This posting was written by Jeffrey May, Editor of CCH Trade Regulation Reporter.
The U.S. Supreme Court heard arguments yesterday regarding whether merchants alleging an antitrust violation by American Express Company are able to vindicate their rights under the Sherman Act if they are required to pursue individual arbitration. The Supreme Court Justices appeared divided on the issue, and a unanimous decision like the Court’s recent holding in FTC v. Phoebe Putney Health System, Inc. appears unlikely (American Express Co. v. Italian Colors Restaurant, Dkt. 12-133).

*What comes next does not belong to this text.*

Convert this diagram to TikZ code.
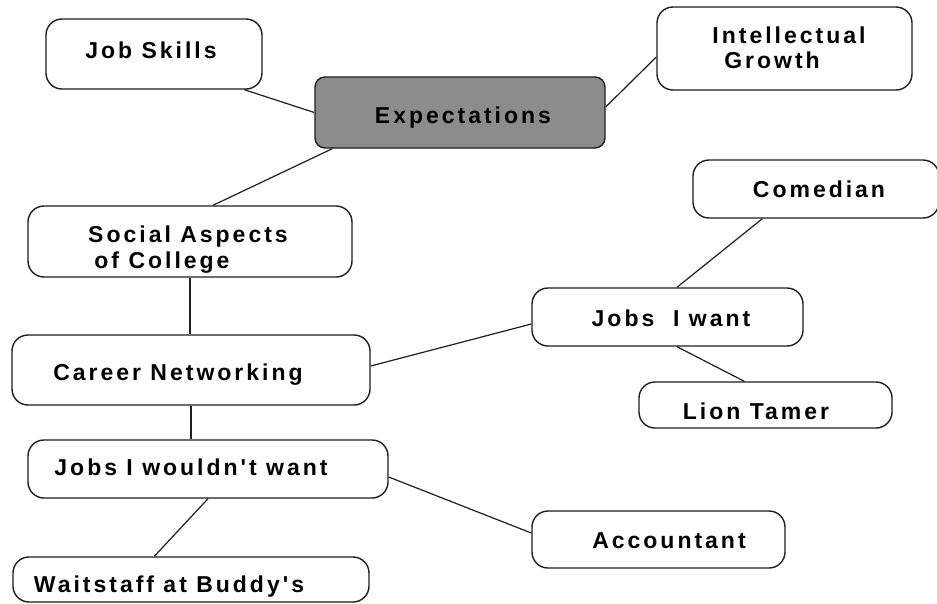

At issue is a decision of the U.S. Court of Appeals in New York City (667 F.3d 204, 2012-2 Trade Cases ¶78,125), holding unenforceable a class action waiver contained in the mandatory arbitration clause of their commercial contracts with American Express. American Express had invoked the clause in response to a lawsuit by the merchants challenging a purported illegal tying arrangement requiring merchants who accepted American Express’s charge card to also accept all of American Express’s credit cards. The Court granted the petition for certiorari on November 9, 2012.
Complaining merchants had argued that the arbitration agreement would prevent them from pursuing their Sherman Act claims against American Express because they would have to pay prohibitively high costs to engage in individual arbitration when compared to their possible recoveries. It was estimated that an expert could cost as much as $300,000.
“The holding of the court of appeals is the arbitration agreement cannot be enforced because it has a class action waiver,” said Michael K. Kellogg, arguing on behalf of American Express at the February 27 proceeding. “That is clearly reversible error.”
Kellogg objected to the idea of federal district courts conducting a “free-floating inquiry . . . into the costs and benefits of each case” when determining whether to refer cases to arbitration. “The arbitrator in the first instance can deal with how to cost effectively arbitrate the claims in issue,” he added.
According to Paul D. Clement, who argued for the merchants, the problem with the arbitration agreement is that it precludes the antitrust claim from going forward. “Here it's a combination of no class arbitration, no way to shift costs, because they don't provide cost shifting, and no way to share costs because of the confidentiality,” Clement contended.
Justice Elena Kagan appeared to sympathize with the merchants. She noted that potential claimants need economic evidence to help them prove their claims. “[I]t is, of course, true in the real world that to prove a successful antitrust claim, you need economic evidence,” Justice Kagan said.
Clement pointed out that Professor Herb Hovenkamp, in a friend-of-the court brief, said that claimants, in arbitration or litigation, need a market power expert to make their antitrust case. According to Clement, it would be too costly for a single merchant to hire such an expert in individual arbitration and to effectively vindicate its claim.
Chief Justice John Roberts questioned whether the arbitration agreements permitted or prohibited the complaining merchants from pooling resources to get the expert advice they needed. He pondered whether the merchants could get together through a trade association and prepare an antitrust expert report about what American Express was doing.
“Our position is that multiple claimants in arbitration could share the costs of an expert for preparation of a report,” said Kellogg in response.
Justice Antonin Scalia suggested that the merchants faced with arbitrating their antitrust claims individually would be in the same position as plaintiffs were before class actions were permissible.
“I don't see how a Federal statute is frustrated or is unable to be vindicated if it's too expensive to bring a Federal suit,” Justice Scalia said. “That happened for years before there was such a thing as class action in Federal courts. Nobody thought the Sherman Act was a dead letter, that it couldn't be vindicated.”
“If you couldn't do it in court, you don't have to be able to do it in arbitration, it seems to me,” Justice Scalia said.
Justice Ruth Bader Ginsburg pointed out, however, that “even in the days before we had Rule 23, when you were bringing a suit in Federal court you could have multiple plaintiffs joining together.” Under the arbitration agreement at issue, the arbitration needed to be one on one. Joinder mechanisms were prohibited.
Attorneys: Michael K. Kellogg (Kellogg, Huber, Hansen, Todd, Evans & Figel, PLLC) for American Express Co. Paul D. Clement (Bancroft PLLC) for Italian Colors Restaurant.